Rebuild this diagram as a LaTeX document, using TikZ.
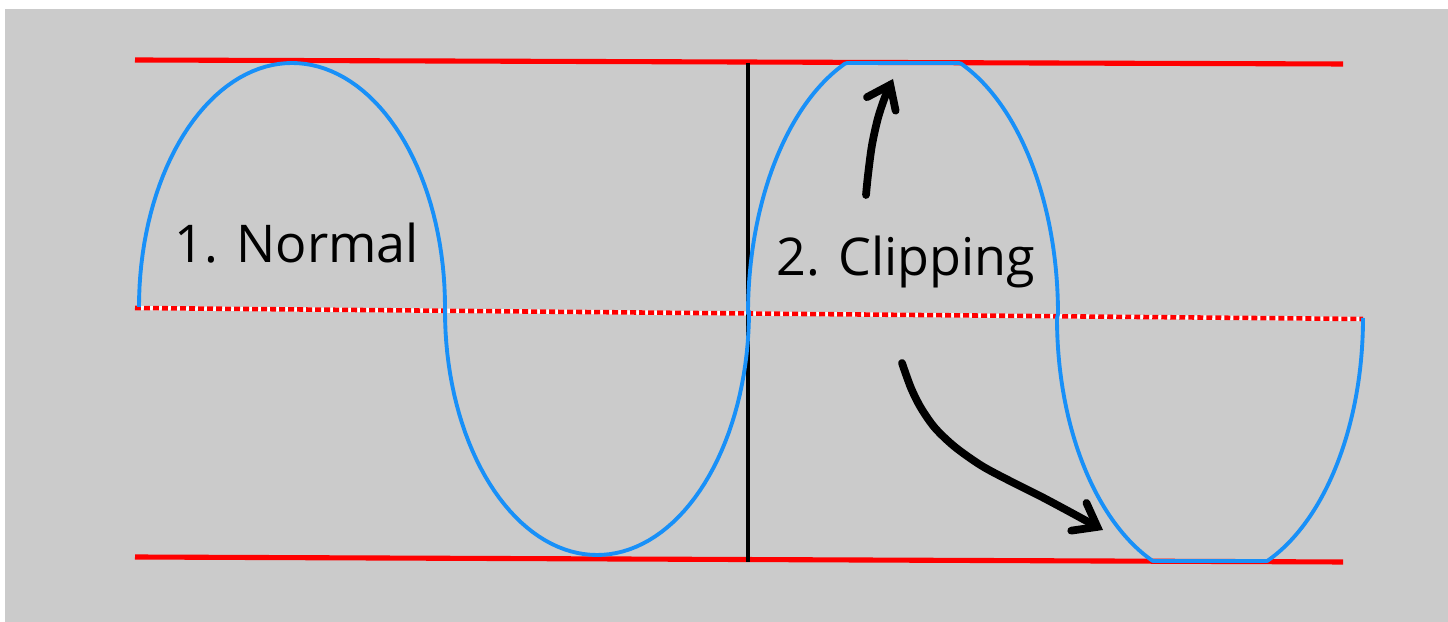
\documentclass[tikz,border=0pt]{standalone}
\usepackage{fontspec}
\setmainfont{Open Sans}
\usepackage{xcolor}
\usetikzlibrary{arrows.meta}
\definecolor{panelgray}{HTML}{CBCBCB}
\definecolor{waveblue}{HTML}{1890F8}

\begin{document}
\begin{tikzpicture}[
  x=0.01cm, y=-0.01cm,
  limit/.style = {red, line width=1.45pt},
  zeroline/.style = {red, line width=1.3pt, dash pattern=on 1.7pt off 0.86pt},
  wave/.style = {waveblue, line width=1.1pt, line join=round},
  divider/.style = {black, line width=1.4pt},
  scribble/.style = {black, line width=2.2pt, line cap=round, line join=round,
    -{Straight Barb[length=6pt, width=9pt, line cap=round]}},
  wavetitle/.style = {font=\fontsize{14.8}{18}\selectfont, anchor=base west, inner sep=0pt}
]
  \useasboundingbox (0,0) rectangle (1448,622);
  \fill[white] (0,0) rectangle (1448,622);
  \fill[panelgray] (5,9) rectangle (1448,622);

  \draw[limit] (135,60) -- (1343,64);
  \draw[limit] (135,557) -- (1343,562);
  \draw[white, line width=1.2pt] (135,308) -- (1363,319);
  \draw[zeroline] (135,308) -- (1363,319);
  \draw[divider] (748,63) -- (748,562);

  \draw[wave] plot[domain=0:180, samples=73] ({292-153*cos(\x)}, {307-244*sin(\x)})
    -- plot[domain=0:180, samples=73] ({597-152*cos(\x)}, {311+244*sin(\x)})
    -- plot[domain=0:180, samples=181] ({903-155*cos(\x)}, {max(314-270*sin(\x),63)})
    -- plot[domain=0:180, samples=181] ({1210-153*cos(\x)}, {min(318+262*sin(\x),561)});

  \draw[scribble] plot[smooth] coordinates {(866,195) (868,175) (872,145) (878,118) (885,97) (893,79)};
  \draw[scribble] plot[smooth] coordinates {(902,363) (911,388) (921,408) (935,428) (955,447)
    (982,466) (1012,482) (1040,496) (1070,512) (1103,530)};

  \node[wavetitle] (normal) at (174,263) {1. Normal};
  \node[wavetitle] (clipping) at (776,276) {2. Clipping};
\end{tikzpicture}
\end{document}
■ ■ ■
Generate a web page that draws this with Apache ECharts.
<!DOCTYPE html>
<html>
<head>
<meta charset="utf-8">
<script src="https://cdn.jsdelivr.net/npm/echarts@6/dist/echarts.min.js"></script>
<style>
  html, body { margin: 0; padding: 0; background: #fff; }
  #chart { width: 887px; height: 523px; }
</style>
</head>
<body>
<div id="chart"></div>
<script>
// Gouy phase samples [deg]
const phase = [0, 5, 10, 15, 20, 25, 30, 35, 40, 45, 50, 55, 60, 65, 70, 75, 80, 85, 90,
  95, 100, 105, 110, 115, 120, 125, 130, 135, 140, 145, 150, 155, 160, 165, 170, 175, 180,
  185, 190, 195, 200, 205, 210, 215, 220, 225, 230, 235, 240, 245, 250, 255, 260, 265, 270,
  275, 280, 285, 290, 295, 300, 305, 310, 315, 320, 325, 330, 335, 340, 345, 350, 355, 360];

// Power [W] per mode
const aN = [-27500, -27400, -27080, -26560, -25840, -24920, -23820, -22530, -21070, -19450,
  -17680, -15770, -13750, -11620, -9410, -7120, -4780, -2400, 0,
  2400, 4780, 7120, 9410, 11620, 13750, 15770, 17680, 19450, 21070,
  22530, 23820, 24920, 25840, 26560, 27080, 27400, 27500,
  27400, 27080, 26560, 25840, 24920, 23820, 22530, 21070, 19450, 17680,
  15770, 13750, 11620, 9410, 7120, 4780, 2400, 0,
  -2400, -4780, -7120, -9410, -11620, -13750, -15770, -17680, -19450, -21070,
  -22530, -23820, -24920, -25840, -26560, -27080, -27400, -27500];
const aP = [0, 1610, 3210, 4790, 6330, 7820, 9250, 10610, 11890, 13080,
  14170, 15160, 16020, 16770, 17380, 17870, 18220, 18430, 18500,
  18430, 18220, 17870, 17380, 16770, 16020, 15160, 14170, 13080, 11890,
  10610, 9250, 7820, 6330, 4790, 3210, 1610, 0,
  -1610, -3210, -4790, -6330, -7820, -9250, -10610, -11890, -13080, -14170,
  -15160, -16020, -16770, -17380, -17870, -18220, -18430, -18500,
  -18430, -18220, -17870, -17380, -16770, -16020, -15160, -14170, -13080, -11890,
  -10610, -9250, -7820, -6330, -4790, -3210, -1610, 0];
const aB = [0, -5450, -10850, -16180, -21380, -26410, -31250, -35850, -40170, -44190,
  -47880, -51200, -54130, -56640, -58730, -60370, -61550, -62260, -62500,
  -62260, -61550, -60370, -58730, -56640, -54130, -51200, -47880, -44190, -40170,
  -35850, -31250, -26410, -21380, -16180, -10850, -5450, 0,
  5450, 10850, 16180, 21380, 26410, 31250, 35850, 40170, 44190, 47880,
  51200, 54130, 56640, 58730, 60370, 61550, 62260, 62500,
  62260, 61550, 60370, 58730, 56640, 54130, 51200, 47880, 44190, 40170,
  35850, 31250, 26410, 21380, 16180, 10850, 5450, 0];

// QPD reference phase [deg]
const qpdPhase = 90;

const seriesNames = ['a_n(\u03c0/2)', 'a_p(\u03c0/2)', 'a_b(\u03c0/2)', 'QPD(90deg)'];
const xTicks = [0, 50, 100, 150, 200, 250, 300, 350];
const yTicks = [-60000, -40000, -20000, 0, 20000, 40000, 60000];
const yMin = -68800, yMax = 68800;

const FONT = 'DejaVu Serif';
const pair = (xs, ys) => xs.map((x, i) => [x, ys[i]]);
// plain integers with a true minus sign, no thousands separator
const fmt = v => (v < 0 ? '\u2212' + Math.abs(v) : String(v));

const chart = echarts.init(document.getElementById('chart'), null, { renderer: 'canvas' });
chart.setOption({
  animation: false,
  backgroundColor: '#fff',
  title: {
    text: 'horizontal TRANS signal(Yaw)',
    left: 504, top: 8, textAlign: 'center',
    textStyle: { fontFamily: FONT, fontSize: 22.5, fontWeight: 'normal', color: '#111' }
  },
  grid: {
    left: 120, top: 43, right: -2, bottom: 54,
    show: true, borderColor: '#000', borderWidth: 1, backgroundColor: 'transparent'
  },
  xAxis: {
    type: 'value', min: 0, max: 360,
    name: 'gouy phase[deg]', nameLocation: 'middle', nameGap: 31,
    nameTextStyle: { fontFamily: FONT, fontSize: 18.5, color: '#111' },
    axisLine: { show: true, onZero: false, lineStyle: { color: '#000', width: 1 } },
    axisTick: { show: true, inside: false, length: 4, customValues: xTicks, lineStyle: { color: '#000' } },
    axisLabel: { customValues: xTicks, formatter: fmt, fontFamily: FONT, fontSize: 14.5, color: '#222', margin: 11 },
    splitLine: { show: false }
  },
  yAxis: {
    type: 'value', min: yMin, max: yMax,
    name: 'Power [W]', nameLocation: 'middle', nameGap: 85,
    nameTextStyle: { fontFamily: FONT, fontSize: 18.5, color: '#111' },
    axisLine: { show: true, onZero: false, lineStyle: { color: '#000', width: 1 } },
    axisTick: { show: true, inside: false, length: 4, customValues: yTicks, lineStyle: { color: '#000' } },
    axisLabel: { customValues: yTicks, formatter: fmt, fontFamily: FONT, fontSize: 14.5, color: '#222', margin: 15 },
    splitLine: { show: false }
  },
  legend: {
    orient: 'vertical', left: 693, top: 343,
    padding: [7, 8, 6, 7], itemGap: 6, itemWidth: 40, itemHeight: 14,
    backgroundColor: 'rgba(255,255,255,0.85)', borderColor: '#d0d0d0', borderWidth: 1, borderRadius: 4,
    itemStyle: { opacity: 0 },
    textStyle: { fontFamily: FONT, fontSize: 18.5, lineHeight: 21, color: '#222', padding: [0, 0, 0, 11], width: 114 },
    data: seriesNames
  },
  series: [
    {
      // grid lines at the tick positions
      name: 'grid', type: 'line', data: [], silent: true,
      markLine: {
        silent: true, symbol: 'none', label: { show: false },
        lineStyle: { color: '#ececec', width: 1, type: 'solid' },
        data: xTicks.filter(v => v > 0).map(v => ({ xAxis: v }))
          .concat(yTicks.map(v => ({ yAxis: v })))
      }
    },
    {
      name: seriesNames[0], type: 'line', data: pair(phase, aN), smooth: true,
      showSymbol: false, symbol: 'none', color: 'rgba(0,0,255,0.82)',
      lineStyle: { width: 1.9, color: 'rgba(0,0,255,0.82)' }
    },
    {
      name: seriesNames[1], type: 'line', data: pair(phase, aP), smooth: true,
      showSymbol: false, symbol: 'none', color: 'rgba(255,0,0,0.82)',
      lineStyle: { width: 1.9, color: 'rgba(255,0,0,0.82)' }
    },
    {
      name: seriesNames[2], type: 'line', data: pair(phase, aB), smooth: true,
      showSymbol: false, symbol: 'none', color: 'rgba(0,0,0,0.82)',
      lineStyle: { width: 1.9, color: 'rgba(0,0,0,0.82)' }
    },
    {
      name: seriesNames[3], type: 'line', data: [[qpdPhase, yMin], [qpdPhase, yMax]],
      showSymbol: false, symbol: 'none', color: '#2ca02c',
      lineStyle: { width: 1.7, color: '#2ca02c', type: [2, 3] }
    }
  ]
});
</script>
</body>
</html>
■ ■ ■
What the exercise asks - Within the listing above, give again exactly every line from the line with "Generate a web" through the line with "350, 355, 360];", both included, and no other line.

Task output -
Generate a web page that draws this with Apache ECharts.
<!DOCTYPE html>
<html>
<head>
<meta charset="utf-8">
<script src="https://cdn.jsdelivr.net/npm/echarts@6/dist/echarts.min.js"></script>
<style>
  html, body { margin: 0; padding: 0; background: #fff; }
  #chart { width: 887px; height: 523px; }
</style>
</head>
<body>
<div id="chart"></div>
<script>
// Gouy phase samples [deg]
const phase = [0, 5, 10, 15, 20, 25, 30, 35, 40, 45, 50, 55, 60, 65, 70, 75, 80, 85, 90,
  95, 100, 105, 110, 115, 120, 125, 130, 135, 140, 145, 150, 155, 160, 165, 170, 175, 180,
  185, 190, 195, 200, 205, 210, 215, 220, 225, 230, 235, 240, 245, 250, 255, 260, 265, 270,
  275, 280, 285, 290, 295, 300, 305, 310, 315, 320, 325, 330, 335, 340, 345, 350, 355, 360];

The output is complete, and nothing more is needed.